**DIRECTIONS:**
Retype, with no alterations, every line between the one containing "Convert this chart to Plotly code." and the one containing "True, True, True]", counting both of those lines too. Pictures are to be left out.

**Figure scripts:**
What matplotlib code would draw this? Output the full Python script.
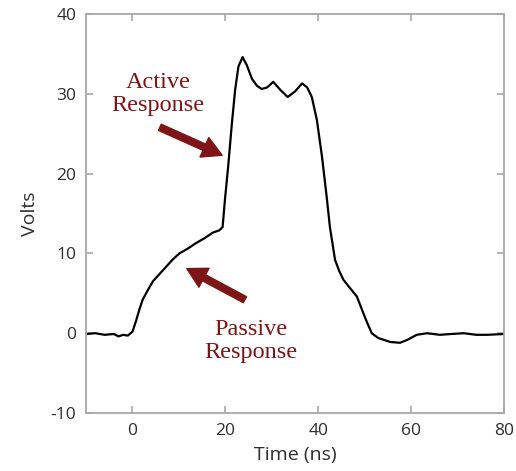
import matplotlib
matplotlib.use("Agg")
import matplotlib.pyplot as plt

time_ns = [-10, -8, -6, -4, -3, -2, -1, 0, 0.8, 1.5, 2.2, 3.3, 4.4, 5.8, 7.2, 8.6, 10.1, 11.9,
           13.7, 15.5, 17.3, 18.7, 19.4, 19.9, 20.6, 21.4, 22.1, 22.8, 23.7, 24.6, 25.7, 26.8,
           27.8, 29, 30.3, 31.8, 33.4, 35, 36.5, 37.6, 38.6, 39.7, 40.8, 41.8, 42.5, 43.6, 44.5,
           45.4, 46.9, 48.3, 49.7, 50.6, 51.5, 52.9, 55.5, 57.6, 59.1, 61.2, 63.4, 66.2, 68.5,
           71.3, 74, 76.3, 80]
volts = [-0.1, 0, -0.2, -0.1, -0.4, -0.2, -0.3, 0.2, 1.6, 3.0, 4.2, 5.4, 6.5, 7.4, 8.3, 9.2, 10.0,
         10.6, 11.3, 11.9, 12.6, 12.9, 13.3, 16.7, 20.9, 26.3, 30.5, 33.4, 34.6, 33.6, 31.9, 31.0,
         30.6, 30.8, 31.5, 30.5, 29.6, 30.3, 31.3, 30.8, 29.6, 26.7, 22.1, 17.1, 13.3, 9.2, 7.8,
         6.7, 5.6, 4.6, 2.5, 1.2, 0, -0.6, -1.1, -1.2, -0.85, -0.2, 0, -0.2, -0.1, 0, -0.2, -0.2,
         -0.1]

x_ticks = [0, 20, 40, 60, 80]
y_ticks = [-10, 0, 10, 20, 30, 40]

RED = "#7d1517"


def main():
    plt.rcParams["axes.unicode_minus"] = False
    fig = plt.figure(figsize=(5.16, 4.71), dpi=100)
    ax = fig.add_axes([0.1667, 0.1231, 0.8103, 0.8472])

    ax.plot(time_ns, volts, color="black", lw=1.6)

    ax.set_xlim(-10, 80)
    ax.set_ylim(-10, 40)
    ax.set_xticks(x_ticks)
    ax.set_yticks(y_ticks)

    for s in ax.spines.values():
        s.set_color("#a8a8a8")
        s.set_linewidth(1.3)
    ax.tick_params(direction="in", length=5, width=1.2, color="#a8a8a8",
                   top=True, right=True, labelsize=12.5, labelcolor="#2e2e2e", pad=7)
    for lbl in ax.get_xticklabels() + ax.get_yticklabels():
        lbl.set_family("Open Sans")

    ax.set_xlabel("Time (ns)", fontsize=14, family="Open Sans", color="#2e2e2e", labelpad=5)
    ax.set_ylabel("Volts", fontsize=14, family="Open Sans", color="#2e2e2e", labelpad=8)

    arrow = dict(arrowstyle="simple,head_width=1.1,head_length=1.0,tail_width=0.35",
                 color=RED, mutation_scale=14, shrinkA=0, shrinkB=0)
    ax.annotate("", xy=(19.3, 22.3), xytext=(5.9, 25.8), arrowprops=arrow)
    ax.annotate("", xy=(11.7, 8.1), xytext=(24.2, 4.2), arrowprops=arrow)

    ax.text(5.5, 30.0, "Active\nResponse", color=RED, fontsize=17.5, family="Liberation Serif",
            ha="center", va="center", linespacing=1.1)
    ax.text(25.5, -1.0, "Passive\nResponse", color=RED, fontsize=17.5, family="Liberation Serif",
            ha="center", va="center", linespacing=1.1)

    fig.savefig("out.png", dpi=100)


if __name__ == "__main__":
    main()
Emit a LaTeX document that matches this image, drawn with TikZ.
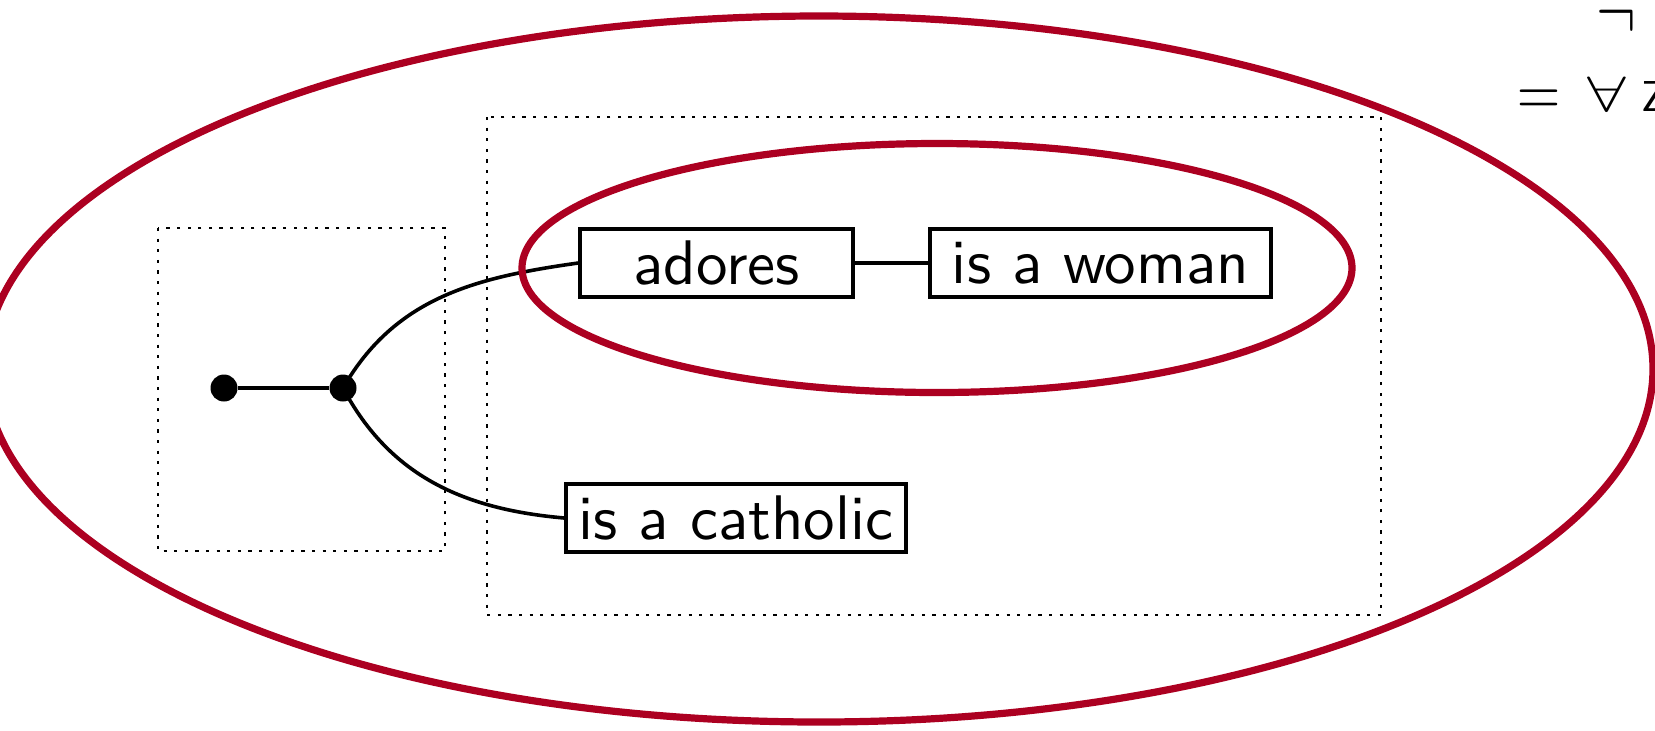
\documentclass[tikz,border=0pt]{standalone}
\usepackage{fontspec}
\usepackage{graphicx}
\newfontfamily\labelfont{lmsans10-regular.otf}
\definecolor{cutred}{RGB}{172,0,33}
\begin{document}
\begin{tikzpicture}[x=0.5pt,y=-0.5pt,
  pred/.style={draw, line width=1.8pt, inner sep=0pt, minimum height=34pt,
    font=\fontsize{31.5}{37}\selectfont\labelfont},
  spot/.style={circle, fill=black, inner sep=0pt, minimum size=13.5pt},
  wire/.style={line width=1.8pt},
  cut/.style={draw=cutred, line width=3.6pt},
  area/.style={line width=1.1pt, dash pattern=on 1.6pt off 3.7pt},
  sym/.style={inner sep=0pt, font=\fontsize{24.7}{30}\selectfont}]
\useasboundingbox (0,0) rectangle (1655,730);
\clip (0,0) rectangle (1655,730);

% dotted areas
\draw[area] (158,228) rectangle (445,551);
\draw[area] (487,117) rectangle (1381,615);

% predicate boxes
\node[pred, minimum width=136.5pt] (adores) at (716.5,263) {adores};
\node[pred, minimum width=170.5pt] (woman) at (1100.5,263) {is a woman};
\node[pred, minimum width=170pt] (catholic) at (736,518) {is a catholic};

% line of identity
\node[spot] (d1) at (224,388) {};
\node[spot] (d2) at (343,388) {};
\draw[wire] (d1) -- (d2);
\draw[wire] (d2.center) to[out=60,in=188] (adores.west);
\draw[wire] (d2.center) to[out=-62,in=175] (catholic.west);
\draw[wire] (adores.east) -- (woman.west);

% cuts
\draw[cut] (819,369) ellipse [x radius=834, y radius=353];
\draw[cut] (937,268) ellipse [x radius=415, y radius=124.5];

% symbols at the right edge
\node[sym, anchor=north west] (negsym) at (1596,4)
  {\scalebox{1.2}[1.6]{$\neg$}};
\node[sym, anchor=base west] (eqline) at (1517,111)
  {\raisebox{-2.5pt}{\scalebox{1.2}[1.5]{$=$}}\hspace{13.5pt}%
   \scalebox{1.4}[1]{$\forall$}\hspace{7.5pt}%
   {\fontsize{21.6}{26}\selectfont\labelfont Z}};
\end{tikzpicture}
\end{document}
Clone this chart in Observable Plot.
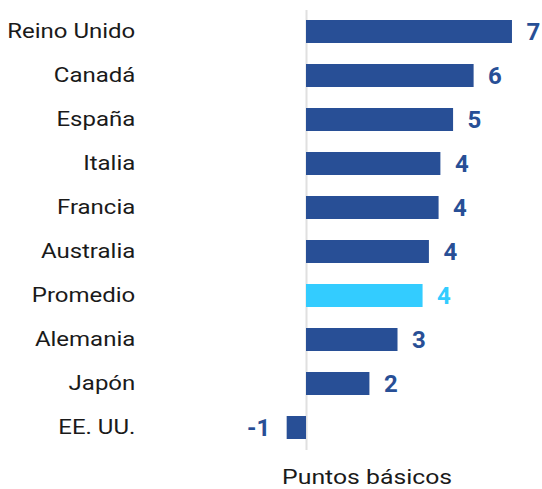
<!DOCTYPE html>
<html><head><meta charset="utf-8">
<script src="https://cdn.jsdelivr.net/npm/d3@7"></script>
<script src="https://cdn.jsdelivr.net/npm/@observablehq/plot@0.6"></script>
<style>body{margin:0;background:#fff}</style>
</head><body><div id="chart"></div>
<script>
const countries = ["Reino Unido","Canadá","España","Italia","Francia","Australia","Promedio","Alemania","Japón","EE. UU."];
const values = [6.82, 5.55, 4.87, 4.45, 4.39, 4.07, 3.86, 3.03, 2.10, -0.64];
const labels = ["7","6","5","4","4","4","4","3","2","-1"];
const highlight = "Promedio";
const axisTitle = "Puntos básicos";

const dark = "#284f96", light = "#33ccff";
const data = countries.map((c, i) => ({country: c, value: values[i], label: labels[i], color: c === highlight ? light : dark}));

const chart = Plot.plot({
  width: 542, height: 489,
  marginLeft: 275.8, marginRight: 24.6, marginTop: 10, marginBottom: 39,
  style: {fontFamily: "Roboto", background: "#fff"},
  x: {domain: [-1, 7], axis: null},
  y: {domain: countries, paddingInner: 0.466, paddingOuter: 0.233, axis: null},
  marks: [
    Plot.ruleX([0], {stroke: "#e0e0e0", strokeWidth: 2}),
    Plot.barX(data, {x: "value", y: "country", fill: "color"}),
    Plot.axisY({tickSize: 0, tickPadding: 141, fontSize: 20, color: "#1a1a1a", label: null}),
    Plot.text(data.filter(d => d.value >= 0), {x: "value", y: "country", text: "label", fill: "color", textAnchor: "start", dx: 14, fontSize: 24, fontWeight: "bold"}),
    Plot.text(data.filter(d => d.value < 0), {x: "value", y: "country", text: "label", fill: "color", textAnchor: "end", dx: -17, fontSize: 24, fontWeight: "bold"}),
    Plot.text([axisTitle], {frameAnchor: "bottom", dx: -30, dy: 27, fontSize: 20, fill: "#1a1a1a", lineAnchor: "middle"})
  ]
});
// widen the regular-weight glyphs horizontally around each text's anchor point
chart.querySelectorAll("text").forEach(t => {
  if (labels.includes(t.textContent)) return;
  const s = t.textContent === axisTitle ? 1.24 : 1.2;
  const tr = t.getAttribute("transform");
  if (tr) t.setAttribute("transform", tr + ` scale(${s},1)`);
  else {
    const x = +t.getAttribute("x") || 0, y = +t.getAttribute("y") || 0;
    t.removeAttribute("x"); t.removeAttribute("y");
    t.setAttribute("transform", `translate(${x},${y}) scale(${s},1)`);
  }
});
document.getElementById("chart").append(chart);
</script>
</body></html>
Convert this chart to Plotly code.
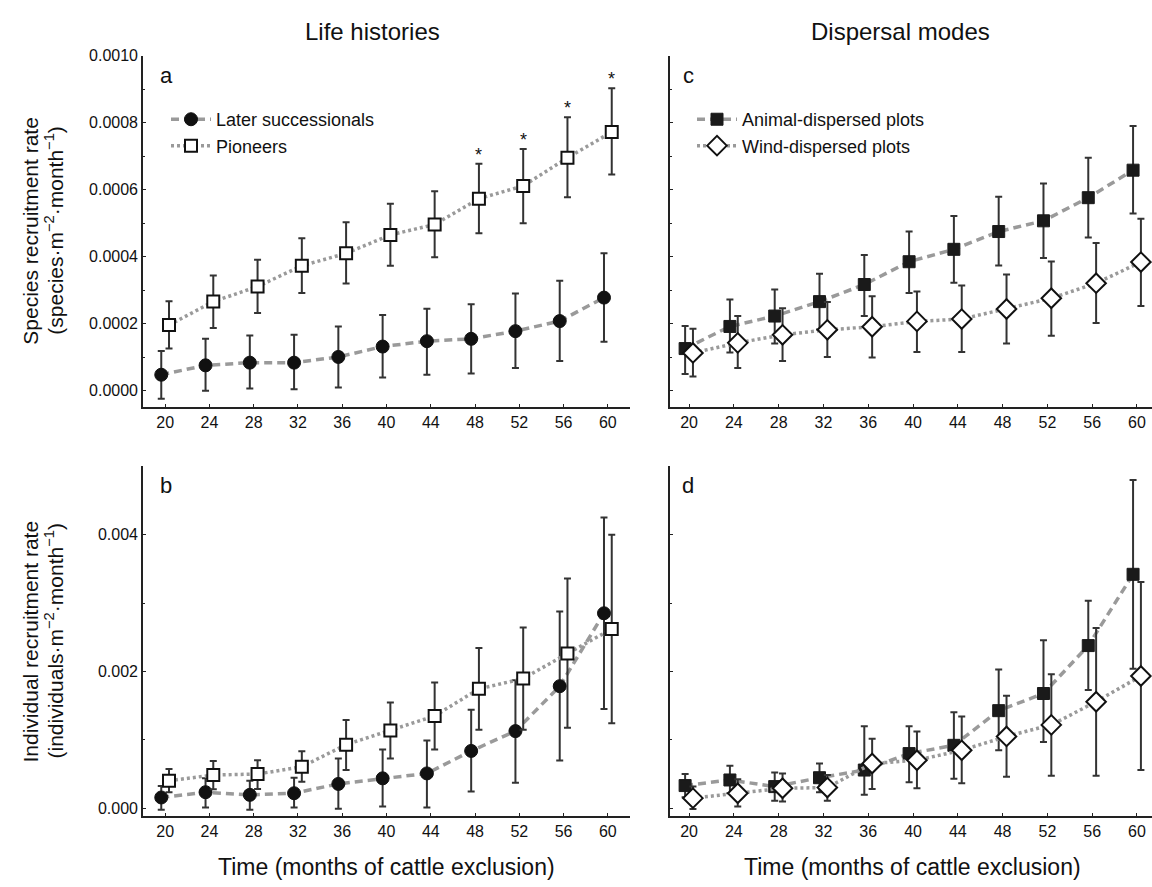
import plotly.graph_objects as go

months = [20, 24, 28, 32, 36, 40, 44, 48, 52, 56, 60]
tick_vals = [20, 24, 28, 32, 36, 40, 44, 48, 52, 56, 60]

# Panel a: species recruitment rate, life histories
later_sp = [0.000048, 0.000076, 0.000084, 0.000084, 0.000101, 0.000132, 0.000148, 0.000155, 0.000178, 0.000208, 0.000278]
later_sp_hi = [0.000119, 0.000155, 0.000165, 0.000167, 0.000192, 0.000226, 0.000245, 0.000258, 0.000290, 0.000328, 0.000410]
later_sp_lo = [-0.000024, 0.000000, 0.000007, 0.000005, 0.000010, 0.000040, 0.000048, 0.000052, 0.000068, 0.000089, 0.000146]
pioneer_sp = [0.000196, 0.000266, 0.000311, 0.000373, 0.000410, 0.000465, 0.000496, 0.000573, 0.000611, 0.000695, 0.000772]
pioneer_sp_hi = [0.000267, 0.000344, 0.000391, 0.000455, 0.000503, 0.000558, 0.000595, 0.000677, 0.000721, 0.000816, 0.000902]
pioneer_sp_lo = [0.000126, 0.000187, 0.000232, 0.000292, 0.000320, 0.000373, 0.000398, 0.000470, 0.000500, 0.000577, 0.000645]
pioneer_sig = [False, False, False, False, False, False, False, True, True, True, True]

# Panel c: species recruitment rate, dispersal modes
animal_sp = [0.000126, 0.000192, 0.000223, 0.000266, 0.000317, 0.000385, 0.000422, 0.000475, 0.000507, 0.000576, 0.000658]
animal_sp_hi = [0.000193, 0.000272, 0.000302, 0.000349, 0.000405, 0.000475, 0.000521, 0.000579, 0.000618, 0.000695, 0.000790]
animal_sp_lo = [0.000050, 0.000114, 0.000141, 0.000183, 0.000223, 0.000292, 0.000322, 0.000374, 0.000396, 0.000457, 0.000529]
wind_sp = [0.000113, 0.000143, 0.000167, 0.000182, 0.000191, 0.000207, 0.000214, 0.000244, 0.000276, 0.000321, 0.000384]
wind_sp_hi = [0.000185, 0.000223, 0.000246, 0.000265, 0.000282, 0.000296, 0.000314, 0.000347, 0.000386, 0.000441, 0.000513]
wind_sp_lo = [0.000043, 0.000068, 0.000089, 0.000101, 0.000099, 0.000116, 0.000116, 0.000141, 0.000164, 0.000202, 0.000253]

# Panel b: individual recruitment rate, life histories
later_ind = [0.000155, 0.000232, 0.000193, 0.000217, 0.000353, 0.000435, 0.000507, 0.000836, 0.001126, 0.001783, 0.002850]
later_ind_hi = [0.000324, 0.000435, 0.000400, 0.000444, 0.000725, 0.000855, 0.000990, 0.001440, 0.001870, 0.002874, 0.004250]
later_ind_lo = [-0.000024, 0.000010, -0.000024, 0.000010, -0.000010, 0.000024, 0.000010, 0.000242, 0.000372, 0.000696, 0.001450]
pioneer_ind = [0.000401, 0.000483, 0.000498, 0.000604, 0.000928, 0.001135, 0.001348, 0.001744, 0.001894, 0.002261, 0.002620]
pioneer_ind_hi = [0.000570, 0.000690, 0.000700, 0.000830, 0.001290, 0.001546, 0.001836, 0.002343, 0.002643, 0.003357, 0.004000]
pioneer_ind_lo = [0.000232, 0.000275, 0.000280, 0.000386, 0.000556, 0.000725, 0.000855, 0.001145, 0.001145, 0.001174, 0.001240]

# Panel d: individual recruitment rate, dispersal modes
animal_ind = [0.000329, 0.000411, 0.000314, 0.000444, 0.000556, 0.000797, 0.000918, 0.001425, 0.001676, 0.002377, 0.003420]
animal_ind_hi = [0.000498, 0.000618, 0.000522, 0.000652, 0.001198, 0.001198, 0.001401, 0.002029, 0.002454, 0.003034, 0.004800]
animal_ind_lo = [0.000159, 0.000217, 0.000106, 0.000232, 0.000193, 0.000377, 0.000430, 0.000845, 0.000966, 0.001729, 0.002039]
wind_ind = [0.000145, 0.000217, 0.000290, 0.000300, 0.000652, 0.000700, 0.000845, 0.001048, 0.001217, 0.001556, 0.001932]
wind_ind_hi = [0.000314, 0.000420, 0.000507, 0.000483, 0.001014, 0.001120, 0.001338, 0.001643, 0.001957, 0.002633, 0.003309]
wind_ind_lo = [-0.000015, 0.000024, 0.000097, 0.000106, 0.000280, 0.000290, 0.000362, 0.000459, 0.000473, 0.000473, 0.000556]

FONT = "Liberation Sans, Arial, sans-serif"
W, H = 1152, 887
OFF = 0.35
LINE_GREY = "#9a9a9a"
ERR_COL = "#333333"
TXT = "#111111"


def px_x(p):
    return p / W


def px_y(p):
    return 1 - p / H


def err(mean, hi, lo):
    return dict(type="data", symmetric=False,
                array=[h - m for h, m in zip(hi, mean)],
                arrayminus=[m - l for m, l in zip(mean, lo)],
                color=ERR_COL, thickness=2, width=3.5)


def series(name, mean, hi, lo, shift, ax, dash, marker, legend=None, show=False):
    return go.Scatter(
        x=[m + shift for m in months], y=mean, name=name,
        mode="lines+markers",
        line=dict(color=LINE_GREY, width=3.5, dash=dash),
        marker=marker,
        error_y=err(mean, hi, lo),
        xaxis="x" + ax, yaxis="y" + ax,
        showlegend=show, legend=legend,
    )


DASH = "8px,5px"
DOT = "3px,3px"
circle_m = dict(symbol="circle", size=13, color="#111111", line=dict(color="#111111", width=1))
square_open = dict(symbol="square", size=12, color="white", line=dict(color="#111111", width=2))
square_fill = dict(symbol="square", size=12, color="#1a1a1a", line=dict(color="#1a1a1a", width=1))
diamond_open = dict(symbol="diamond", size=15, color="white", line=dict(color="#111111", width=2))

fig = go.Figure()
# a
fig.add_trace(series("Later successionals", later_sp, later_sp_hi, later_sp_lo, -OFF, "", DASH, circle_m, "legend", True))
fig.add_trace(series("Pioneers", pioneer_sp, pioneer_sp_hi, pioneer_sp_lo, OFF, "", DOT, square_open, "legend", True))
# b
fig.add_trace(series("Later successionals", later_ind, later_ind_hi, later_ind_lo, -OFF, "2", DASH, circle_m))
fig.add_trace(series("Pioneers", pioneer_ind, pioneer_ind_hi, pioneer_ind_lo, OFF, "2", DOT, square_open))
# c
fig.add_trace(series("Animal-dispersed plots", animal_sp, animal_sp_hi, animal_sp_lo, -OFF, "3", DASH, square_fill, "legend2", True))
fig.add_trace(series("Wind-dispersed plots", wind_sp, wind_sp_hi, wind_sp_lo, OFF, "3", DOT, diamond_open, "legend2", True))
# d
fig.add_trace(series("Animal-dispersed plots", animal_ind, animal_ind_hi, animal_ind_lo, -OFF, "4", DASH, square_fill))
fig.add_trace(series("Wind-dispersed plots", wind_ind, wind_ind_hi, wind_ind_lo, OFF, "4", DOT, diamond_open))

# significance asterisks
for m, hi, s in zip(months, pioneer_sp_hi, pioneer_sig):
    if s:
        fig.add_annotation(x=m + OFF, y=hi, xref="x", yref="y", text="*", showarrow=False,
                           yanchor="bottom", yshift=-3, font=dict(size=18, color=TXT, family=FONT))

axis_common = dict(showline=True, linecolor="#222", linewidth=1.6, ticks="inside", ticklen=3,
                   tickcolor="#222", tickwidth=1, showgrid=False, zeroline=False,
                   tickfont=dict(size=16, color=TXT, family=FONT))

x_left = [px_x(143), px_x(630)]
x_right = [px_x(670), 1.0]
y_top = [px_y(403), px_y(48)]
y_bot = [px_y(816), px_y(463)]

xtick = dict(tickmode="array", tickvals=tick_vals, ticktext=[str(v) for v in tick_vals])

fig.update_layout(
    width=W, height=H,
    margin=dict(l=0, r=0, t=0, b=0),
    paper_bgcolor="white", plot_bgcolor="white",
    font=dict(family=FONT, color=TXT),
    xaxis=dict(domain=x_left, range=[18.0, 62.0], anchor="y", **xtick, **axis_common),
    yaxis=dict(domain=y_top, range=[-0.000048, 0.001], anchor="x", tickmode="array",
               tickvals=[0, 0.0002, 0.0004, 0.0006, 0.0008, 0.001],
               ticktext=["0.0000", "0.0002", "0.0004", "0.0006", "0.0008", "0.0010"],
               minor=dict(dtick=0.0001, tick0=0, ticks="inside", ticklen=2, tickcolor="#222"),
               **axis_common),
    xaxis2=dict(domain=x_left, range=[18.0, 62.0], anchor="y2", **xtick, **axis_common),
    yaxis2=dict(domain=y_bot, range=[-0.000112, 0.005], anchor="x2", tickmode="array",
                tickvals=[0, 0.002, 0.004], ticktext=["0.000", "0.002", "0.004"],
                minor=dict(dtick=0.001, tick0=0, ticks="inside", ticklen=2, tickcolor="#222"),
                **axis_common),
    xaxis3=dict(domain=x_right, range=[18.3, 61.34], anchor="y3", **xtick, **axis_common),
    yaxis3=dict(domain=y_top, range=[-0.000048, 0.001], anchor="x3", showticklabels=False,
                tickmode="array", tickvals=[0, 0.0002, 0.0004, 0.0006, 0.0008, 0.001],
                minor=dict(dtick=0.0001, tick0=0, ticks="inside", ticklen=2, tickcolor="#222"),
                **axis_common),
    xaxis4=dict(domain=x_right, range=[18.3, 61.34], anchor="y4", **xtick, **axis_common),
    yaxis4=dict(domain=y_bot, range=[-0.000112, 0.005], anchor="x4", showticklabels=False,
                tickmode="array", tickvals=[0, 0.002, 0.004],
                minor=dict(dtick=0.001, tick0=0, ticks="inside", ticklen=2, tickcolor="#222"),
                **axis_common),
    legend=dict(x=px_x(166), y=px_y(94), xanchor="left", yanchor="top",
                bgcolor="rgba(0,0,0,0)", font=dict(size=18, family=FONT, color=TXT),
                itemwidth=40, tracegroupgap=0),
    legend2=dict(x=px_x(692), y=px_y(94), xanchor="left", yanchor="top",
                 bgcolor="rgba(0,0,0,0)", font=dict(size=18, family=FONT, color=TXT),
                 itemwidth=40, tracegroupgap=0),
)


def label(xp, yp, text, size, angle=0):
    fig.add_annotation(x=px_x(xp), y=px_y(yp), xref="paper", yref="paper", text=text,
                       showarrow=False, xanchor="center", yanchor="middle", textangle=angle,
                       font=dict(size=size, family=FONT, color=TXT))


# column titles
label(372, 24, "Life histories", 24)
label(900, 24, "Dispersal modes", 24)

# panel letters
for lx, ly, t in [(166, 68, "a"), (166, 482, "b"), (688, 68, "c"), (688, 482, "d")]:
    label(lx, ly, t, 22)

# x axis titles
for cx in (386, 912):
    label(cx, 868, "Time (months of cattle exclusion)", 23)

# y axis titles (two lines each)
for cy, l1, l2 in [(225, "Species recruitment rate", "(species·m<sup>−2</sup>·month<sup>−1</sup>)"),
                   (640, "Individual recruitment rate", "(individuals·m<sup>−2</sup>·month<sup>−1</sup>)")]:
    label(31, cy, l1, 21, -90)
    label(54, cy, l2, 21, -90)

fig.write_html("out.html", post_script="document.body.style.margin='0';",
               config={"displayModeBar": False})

**RESPONSE FOR THIS EXERCISE:**
Convert this chart to Plotly code.
import plotly.graph_objects as go

months = [20, 24, 28, 32, 36, 40, 44, 48, 52, 56, 60]
tick_vals = [20, 24, 28, 32, 36, 40, 44, 48, 52, 56, 60]

# Panel a: species recruitment rate, life histories
later_sp = [0.000048, 0.000076, 0.000084, 0.000084, 0.000101, 0.000132, 0.000148, 0.000155, 0.000178, 0.000208, 0.000278]
later_sp_hi = [0.000119, 0.000155, 0.000165, 0.000167, 0.000192, 0.000226, 0.000245, 0.000258, 0.000290, 0.000328, 0.000410]
later_sp_lo = [-0.000024, 0.000000, 0.000007, 0.000005, 0.000010, 0.000040, 0.000048, 0.000052, 0.000068, 0.000089, 0.000146]
pioneer_sp = [0.000196, 0.000266, 0.000311, 0.000373, 0.000410, 0.000465, 0.000496, 0.000573, 0.000611, 0.000695, 0.000772]
pioneer_sp_hi = [0.000267, 0.000344, 0.000391, 0.000455, 0.000503, 0.000558, 0.000595, 0.000677, 0.000721, 0.000816, 0.000902]
pioneer_sp_lo = [0.000126, 0.000187, 0.000232, 0.000292, 0.000320, 0.000373, 0.000398, 0.000470, 0.000500, 0.000577, 0.000645]
pioneer_sig = [False, False, False, False, False, False, False, True, True, True, True]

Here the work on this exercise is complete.